If the Fail to Deliver is not corrected, there is another perplexing rub to this situation. Going forward, the NSCC system does not differentiate between counterfeit shares and real shares. Both the 2,000 legitimate shares that were originally in the customer accounts at Broker C and the 2,000 new unauthorized (counterfeit) shares given to Investor B can both be loaned to cover other net short, fail to deliver positions. This process can be repeated ad infinitum to flood the market with counterfeit shares. Also, the counterfeit shares can be voted in proxy issues pertaining to Company XYZ. I will explain how in a later blog.

Here are some of the inexplicable things about this process, which benefit Wall Street and penalize investors.

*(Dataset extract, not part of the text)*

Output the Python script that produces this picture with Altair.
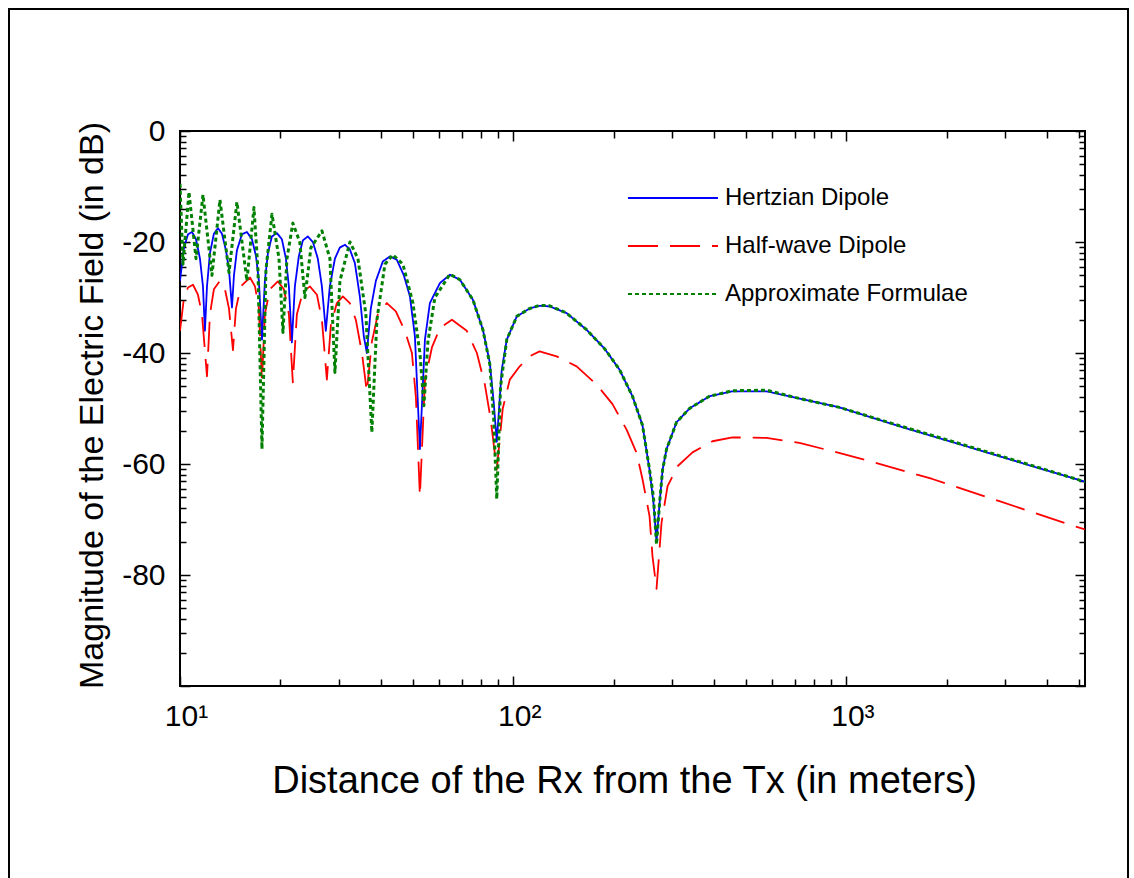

  1. The 2,000 shares loaned by Broker C to make good on the Market Maker’s delivery obligation actually do not belong to Broker C.
  2. They belong to customers who have margin accounts at Broker C.
  3. The customers of Broker C in almost all cases don’t know that their shares have been loaned out by Broker C.
  4. Broker C receives interest on the cash value of the stock being lent even though they do not own the shares. The customers of Broker C who do own the stock receive no economic value.
  5. The economic interest of customers of Broker C is to see the price of the stock rise. The loaning of their stock to short sellers who want the stock to go down is against their economic interest.
  6. Brokers are supposed to put the economic interest of their customers before their own. Clearly, this is not the case with the Stock Borrowing Program.

Tagged as + Categorized as LinkedIn, Smith On Stocks Blog


  1. TDPeterson123 says:

    Who is supposed to have oversight of these various organizations, the SEC? The picture you’ve been painting so clearly explains and exposes the corruption by the key players in this system. The lack of oversight isn’t an accident, nor are the lack of consequences to the abusers of the system. .

  2. The SEAC has oversight responsibilities but leaves much of the governance issues to the DTCC and Prime Brokers.